Semua pandangan itu terus terbawa di masyarakat, bahwa perempuan adalah objek, dan berstatus dibawah laki-laki. Saya rasa pasti banyak dari pembaca yang membantah hal ini. Banyak yang akan menyatakan bahwa sekarang sudah ada 'emansipasi,' 'sexual discrimination itu hal dimasa purba,' dsb. Tapi apakah hal ini yang benar-benar terjadi? Emansipasi yang digembar gemborkan tidak memberikan hasil yang meyakinkan. Perempuan sendiri seakan-akan tak merasa bahwa emansipasi merupakan hal yang sangat penting, dan perlu diperjuangkan.

Dalam beberapa percakapan, kaum perempuan sendiri berpikir bahwa dalam perkawinan, status mereka perlu dibawah laki-laki. Sebagian menyatakan bahwa mereka perlu berdandan tiap hari supaya enak dipandang mata. Secara tak langsung, perempuan sudah menyatakan bahwa mereka hidup sebagai objek. Berdandan itu tidak salah, karena semua orang pasti tak suka melihat orang yang keluar rumah dalam keadaan kacau balau. Tapi tujuannya itulah yang perlu dilihat. Kalau tujuan mereka adalah untuk berpenampilan baik, itu bukan masalah.
Tapi kalau mereka berdandan dengan berpakaian kurang pantas, ini baru menjadi pertanyaan. Apakah berdandan itu untuk menjadi sexy atau untuk memberi penampilan yang baik? Kalau hanya untuk menjadi sexy, mereka sama saja mau menjadi objek, lalu apakah emansipasi itu?

Dari pandangan laki-lakipun, masih banyak yang menyatakan bahwa perempuan lebih enak soalnya tak perlu rajin atau capek bekerja, tinggal kawin saja, gampang. Pandangan ini juga merupakan pandangan yang merendahkan status wanita.

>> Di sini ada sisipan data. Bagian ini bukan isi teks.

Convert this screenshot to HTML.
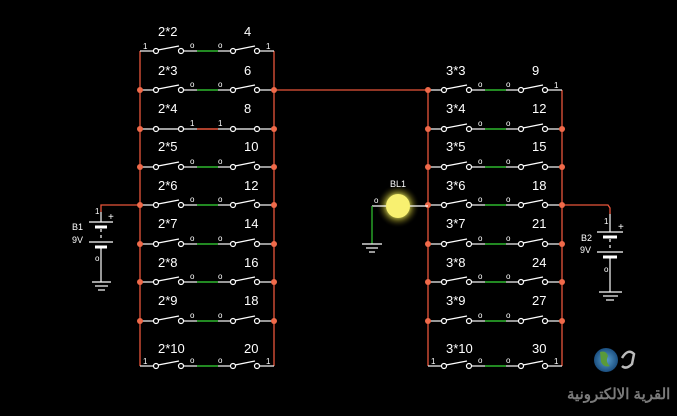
<!DOCTYPE html>
<html><head><meta charset="utf-8"><style>
html,body{margin:0;padding:0;background:#000;width:677px;height:416px;overflow:hidden}
svg{display:block}
text{font-family:"Liberation Sans",sans-serif;fill:#fff}
.l{font-size:13px}
.s{font-size:8px}
</style></head><body>
<svg width="677" height="416" viewBox="0 0 677 416" xmlns="http://www.w3.org/2000/svg">
<defs>
<g id="sw" stroke="#fff" stroke-width="1.2" fill="none">
<line x1="0" y1="0" x2="13.5" y2="0"/>
<circle cx="16" cy="0" r="2.5"/>
<line x1="18" y1="-1" x2="39" y2="-5"/>
<circle cx="41" cy="0" r="2.5"/>
<line x1="43.5" y1="0" x2="57" y2="0"/>
<line x1="57" y1="0" x2="78" y2="0" stroke="#2db82d" stroke-width="1.6"/>
<line x1="78" y1="0" x2="90.5" y2="0"/>
<circle cx="93" cy="0" r="2.5"/>
<line x1="95" y1="-1" x2="115" y2="-5"/>
<circle cx="117" cy="0" r="2.5"/>
<line x1="119.5" y1="0" x2="134" y2="0"/>
<text x="50" y="-3" class="s" stroke="none" style="fill:#fff">o</text>
<text x="78" y="-3" class="s" stroke="none" style="fill:#fff">o</text>
</g>
<g id="swc" stroke="#fff" stroke-width="1.2" fill="none">
<line x1="0" y1="0" x2="13.5" y2="0"/>
<circle cx="16" cy="0" r="2.5"/>
<line x1="18.5" y1="0" x2="38.5" y2="0"/>
<circle cx="41" cy="0" r="2.5"/>
<line x1="43.5" y1="0" x2="57" y2="0"/>
<line x1="57" y1="0" x2="78" y2="0" stroke="#e8553a" stroke-width="1.6"/>
<line x1="78" y1="0" x2="90.5" y2="0"/>
<circle cx="93" cy="0" r="2.5"/>
<line x1="95.5" y1="0" x2="114.5" y2="0"/>
<circle cx="117" cy="0" r="2.5"/>
<line x1="119.5" y1="0" x2="134" y2="0"/>
<text x="50" y="-3" class="s" stroke="none" style="fill:#fff">1</text>
<text x="78" y="-3" class="s" stroke="none" style="fill:#fff">1</text>
</g>
<radialGradient id="glow"><stop offset="0" stop-color="#ffffa0"/><stop offset="0.45" stop-color="#f0f060" stop-opacity="0.9"/><stop offset="0.7" stop-color="#807a20" stop-opacity="0.5"/><stop offset="1" stop-color="#000" stop-opacity="0"/></radialGradient>
<radialGradient id="globe"><stop offset="0" stop-color="#5aa0d0"/><stop offset="1" stop-color="#1b4f80"/></radialGradient>
</defs>

<!-- left rails -->
<g stroke="#e8553a" stroke-width="1.3">
<line x1="140" y1="51" x2="140" y2="366"/>
<line x1="274" y1="51" x2="274" y2="366"/>
<line x1="428" y1="90" x2="428" y2="366"/>
<line x1="562" y1="90" x2="562" y2="366"/>
<line x1="274" y1="90" x2="428" y2="90"/>
<polyline points="140,205 101,205 101,212" fill="none"/>
<polyline points="562,205 608,205 610,208 610,214" fill="none"/>
</g>

<!-- left switches -->
<use href="#sw" x="140" y="51"/>
<use href="#sw" x="140" y="90"/>
<use href="#swc" x="140" y="129"/>
<use href="#sw" x="140" y="167"/>
<use href="#sw" x="140" y="205"/>
<use href="#sw" x="140" y="244"/>
<use href="#sw" x="140" y="282"/>
<use href="#sw" x="140" y="321"/>
<use href="#sw" x="140" y="366"/>
<!-- right switches -->
<use href="#sw" x="428" y="90"/>
<use href="#sw" x="428" y="129"/>
<use href="#sw" x="428" y="167"/>
<use href="#sw" x="428" y="205"/>
<use href="#sw" x="428" y="244"/>
<use href="#sw" x="428" y="282"/>
<use href="#sw" x="428" y="321"/>
<use href="#sw" x="428" y="366"/>

<g fill="#f06a4a">
<circle cx="140" cy="90" r="3"/><circle cx="274" cy="90" r="3"/>
<circle cx="140" cy="129" r="3"/><circle cx="274" cy="129" r="3"/>
<circle cx="140" cy="167" r="3"/><circle cx="274" cy="167" r="3"/>
<circle cx="140" cy="205" r="3"/><circle cx="274" cy="205" r="3"/>
<circle cx="140" cy="244" r="3"/><circle cx="274" cy="244" r="3"/>
<circle cx="140" cy="282" r="3"/><circle cx="274" cy="282" r="3"/>
<circle cx="140" cy="321" r="3"/><circle cx="274" cy="321" r="3"/>
<circle cx="428" cy="90" r="3"/>
<circle cx="428" cy="129" r="3"/><circle cx="562" cy="129" r="3"/>
<circle cx="428" cy="167" r="3"/><circle cx="562" cy="167" r="3"/>
<circle cx="428" cy="205" r="3"/><circle cx="562" cy="205" r="3"/>
<circle cx="428" cy="244" r="3"/><circle cx="562" cy="244" r="3"/>
<circle cx="428" cy="282" r="3"/><circle cx="562" cy="282" r="3"/>
<circle cx="428" cy="321" r="3"/><circle cx="562" cy="321" r="3"/>
</g>

<g class="s">
<text x="143" y="49">1</text><text x="266" y="49">1</text>
<text x="143" y="364">1</text><text x="266" y="364">1</text>
<text x="554" y="88">1</text>
<text x="431" y="364">1</text><text x="554" y="364">1</text>
</g>

<!-- labels left -->
<g class="l">
<text x="158" y="36">2*2</text><text x="244" y="36">4</text>
<text x="158" y="75">2*3</text><text x="244" y="75">6</text>
<text x="158" y="113">2*4</text><text x="244" y="113">8</text>
<text x="158" y="151">2*5</text><text x="244" y="151">10</text>
<text x="158" y="190">2*6</text><text x="244" y="190">12</text>
<text x="158" y="228">2*7</text><text x="244" y="228">14</text>
<text x="158" y="267">2*8</text><text x="244" y="267">16</text>
<text x="158" y="305">2*9</text><text x="244" y="305">18</text>
<text x="158" y="353">2*10</text><text x="244" y="353">20</text>

<text x="446" y="75">3*3</text><text x="532" y="75">9</text>
<text x="446" y="113">3*4</text><text x="532" y="113">12</text>
<text x="446" y="151">3*5</text><text x="532" y="151">15</text>
<text x="446" y="190">3*6</text><text x="532" y="190">18</text>
<text x="446" y="228">3*7</text><text x="532" y="228">21</text>
<text x="446" y="267">3*8</text><text x="532" y="267">24</text>
<text x="446" y="305">3*9</text><text x="532" y="305">27</text>
<text x="446" y="353">3*10</text><text x="532" y="353">30</text>
</g>

<!-- battery B1 -->
<g stroke="#fff" stroke-width="1.2">
<line x1="101" y1="212" x2="101" y2="222"/>
<line x1="89" y1="222" x2="113" y2="222"/>
<line x1="95" y1="227" x2="107" y2="227" stroke-width="3"/>
<line x1="101" y1="229" x2="101" y2="240" stroke-dasharray="3,3"/>
<line x1="89" y1="242" x2="113" y2="242"/>
<line x1="95" y1="247" x2="107" y2="247" stroke-width="3"/>
<line x1="101" y1="248" x2="101" y2="282"/>
<line x1="92" y1="282" x2="111" y2="282"/>
<line x1="95" y1="286" x2="108" y2="286"/>
<line x1="98" y1="290" x2="105" y2="290"/>
</g>
<g class="s"><text x="95" y="214">1</text><text x="108" y="220" style="font-size:10px">+</text><text x="95" y="261">o</text></g>
<text x="72" y="230" class="s" style="font-size:9px">B1</text>
<text x="72" y="243" class="s" style="font-size:9px">9V</text>

<!-- battery B2 -->
<g stroke="#fff" stroke-width="1.2">
<line x1="610" y1="214" x2="610" y2="232"/>
<line x1="597" y1="232" x2="623" y2="232"/>
<line x1="603" y1="237" x2="617" y2="237" stroke-width="3"/>
<line x1="610" y1="239" x2="610" y2="250" stroke-dasharray="3,3"/>
<line x1="597" y1="252" x2="623" y2="252"/>
<line x1="603" y1="257" x2="617" y2="257" stroke-width="3"/>
<line x1="610" y1="258" x2="610" y2="292"/>
<line x1="599" y1="292" x2="622" y2="292"/>
<line x1="603" y1="296" x2="618" y2="296"/>
<line x1="606" y1="300" x2="614" y2="300"/>
</g>
<g class="s"><text x="604" y="224">1</text><text x="618" y="230" style="font-size:10px">+</text><text x="604" y="272">o</text></g>
<text x="581" y="241" class="s" style="font-size:9px">B2</text>
<text x="580" y="253" class="s" style="font-size:9px">9V</text>

<!-- lamp -->
<circle cx="398" cy="206" r="22" fill="url(#glow)"/>
<line x1="372" y1="206" x2="428" y2="206" stroke="#fff" stroke-width="1.2"/>
<circle cx="398" cy="206" r="12" fill="#f8f070"/>
<line x1="372" y1="206" x2="372" y2="244" stroke="#2db82d" stroke-width="1.3"/>
<g stroke="#fff" stroke-width="1.2">
<line x1="362" y1="244" x2="382" y2="244"/>
<line x1="366" y1="248" x2="378" y2="248"/>
<line x1="369" y1="252" x2="375" y2="252"/>
</g>
<text x="374" y="203" class="s">o</text>
<text x="390" y="187" class="s" style="font-size:9px">BL1</text>

<!-- logo -->
<circle cx="606" cy="360" r="12" fill="url(#globe)"/>
<path d="M600 352 q6 -2 8 4 q-3 6 2 10 q-6 2 -9 -4z" fill="#5a9a3a"/>
<path d="M622 358 q6 -10 12 -4 l-2 10 q-6 6 -10 2" fill="none" stroke="#bbb" stroke-width="2.5"/>
<text x="567" y="399" style="font-family:'Liberation Sans','Noto Sans CJK SC',sans-serif;font-size:15px;font-weight:bold;fill:#7a7a7a">القرية الالكترونية</text>
</svg>
</body></html>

Dari pandangan ini, terlihat bahwa wanita dianggap tak perlu berdikari, berusaha, dan secara otomatis dipaksa menempati posisi kedua dalam masyarakat.Pandangan ini mempengaruhi kaum Adam, bahwa wanita hanyalah sebagai penghias saja, tanpa ada kontribusi, sehingga tak heran angka pelecehan sexual di Indonesia sangatlah memprihatinkan.

Untuk mencegah tulisan ini menjadi terlalu panjang, singkatnya adalah sampai sekarang, seorang 'wanita' di Indonesia itu ada bukan karena dia adalah wanita. Namun "kewanitaannya" itu tidak datang secara natural, dari alam, melainkan dibentuk oleh tradisi yang didominasi oleh laki-laki. Karena status mereka yang dibentuk oleh laki-laki, tak heran bahwa pelecehan sexual di Indonesia adalah hal yang tidak langka. Pemerkosaan terjadi dengan mudahnya karena sampai sekarang wanita dianggap sebagai objek, bukan sebagai subjek yang sama tinggi dengan laki-laki. Pemerkosaan terjadi hanya kepada kaum yang lemah dari kaum yang kuat. Posisi wanita di Indonesia sekarang ini di posisi yang lemah. Melalui 'public uproar' yang terjadi sekarang ini, kaum wanita perlu menyatakan keprihatinan mereka atas lemahnya status mereka di Indonesia dan perlu memperjuangkan persamaan status mereka. Kaum wanita perlu menyatakan bahwa mereka bukan lagi sebuah objek. Mereka perlu menyakan tekad untuk berdikari dan mandiri tanpa dikekang oleh pandangan sosial yang menempatkan mereka pada posisi kedua.

Kata terakhir saya kutip dari 'the Second Sex" karangan Simone de Beauvoir yang menyatakan:

"....To emancipate woman is to refuse to confine her to the relations she bears to man, not to deny them to her; let her have her independent exitence and she will continue nonetheless to exist for him also; mutually recongnizing each other as subject, each will yet remain for the other an other. The reciprocity of their relations will not do away with the miracles- desire, possession, love, dream, adventure- worked by the division of human beings into two separate categories; and the words that move us- giving, conquering, uniting- will not lose their meaning. On the contrary, when we abolish the slavery of half of humanity, together with the whole system of hypocrisy that it implies, the the "division" of humanity will reveal its geniue significance, and the human couple will find its true form...."

Saya harap tulisan ini bisa menjadi bahan pemikiran untuk kita semua.